* [What to produce] Every line of the material is to be quoted verbatim, minus the pictures.
--- Given data ---
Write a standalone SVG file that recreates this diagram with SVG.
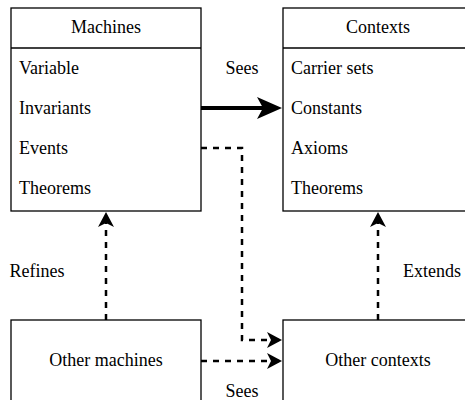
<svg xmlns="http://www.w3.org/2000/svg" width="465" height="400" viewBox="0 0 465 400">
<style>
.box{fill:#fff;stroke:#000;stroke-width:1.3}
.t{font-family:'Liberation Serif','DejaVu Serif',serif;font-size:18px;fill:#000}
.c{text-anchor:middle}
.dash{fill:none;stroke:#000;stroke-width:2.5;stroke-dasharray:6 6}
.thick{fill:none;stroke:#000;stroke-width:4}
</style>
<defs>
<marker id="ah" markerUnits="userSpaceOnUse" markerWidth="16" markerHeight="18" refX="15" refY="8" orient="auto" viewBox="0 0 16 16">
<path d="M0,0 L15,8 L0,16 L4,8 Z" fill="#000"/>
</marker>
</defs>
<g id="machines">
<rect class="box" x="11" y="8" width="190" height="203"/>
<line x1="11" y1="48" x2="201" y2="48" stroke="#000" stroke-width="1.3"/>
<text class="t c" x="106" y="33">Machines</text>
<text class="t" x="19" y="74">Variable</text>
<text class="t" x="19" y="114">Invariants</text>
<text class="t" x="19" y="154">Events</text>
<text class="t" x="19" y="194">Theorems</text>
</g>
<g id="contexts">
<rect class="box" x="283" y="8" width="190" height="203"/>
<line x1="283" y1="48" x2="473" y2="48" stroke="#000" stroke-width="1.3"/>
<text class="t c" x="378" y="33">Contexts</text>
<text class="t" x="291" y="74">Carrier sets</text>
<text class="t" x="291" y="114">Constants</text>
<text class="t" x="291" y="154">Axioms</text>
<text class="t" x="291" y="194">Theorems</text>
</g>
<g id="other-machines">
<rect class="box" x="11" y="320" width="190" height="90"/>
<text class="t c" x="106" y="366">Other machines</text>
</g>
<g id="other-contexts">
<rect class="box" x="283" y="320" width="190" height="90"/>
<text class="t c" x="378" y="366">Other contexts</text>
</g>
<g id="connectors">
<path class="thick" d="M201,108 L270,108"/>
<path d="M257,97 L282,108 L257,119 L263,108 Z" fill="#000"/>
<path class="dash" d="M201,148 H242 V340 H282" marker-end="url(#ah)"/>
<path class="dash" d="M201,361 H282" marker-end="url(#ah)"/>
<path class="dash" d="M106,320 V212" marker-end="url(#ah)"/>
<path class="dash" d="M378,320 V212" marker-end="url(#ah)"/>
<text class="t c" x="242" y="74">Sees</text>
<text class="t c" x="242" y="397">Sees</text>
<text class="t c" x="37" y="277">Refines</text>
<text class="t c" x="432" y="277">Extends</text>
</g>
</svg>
---
* [Finished exercise]
Write a standalone SVG file that recreates this diagram with SVG.
<svg xmlns="http://www.w3.org/2000/svg" width="465" height="400" viewBox="0 0 465 400">
<style>
.box{fill:#fff;stroke:#000;stroke-width:1.3}
.t{font-family:'Liberation Serif','DejaVu Serif',serif;font-size:18px;fill:#000}
.c{text-anchor:middle}
.dash{fill:none;stroke:#000;stroke-width:2.5;stroke-dasharray:6 6}
.thick{fill:none;stroke:#000;stroke-width:4}
</style>
<defs>
<marker id="ah" markerUnits="userSpaceOnUse" markerWidth="16" markerHeight="18" refX="15" refY="8" orient="auto" viewBox="0 0 16 16">
<path d="M0,0 L15,8 L0,16 L4,8 Z" fill="#000"/>
</marker>
</defs>
<g id="machines">
<rect class="box" x="11" y="8" width="190" height="203"/>
<line x1="11" y1="48" x2="201" y2="48" stroke="#000" stroke-width="1.3"/>
<text class="t c" x="106" y="33">Machines</text>
<text class="t" x="19" y="74">Variable</text>
<text class="t" x="19" y="114">Invariants</text>
<text class="t" x="19" y="154">Events</text>
<text class="t" x="19" y="194">Theorems</text>
</g>
<g id="contexts">
<rect class="box" x="283" y="8" width="190" height="203"/>
<line x1="283" y1="48" x2="473" y2="48" stroke="#000" stroke-width="1.3"/>
<text class="t c" x="378" y="33">Contexts</text>
<text class="t" x="291" y="74">Carrier sets</text>
<text class="t" x="291" y="114">Constants</text>
<text class="t" x="291" y="154">Axioms</text>
<text class="t" x="291" y="194">Theorems</text>
</g>
<g id="other-machines">
<rect class="box" x="11" y="320" width="190" height="90"/>
<text class="t c" x="106" y="366">Other machines</text>
</g>
<g id="other-contexts">
<rect class="box" x="283" y="320" width="190" height="90"/>
<text class="t c" x="378" y="366">Other contexts</text>
</g>
<g id="connectors">
<path class="thick" d="M201,108 L270,108"/>
<path d="M257,97 L282,108 L257,119 L263,108 Z" fill="#000"/>
<path class="dash" d="M201,148 H242 V340 H282" marker-end="url(#ah)"/>
<path class="dash" d="M201,361 H282" marker-end="url(#ah)"/>
<path class="dash" d="M106,320 V212" marker-end="url(#ah)"/>
<path class="dash" d="M378,320 V212" marker-end="url(#ah)"/>
<text class="t c" x="242" y="74">Sees</text>
<text class="t c" x="242" y="397">Sees</text>
<text class="t c" x="37" y="277">Refines</text>
<text class="t c" x="432" y="277">Extends</text>
</g>
</svg>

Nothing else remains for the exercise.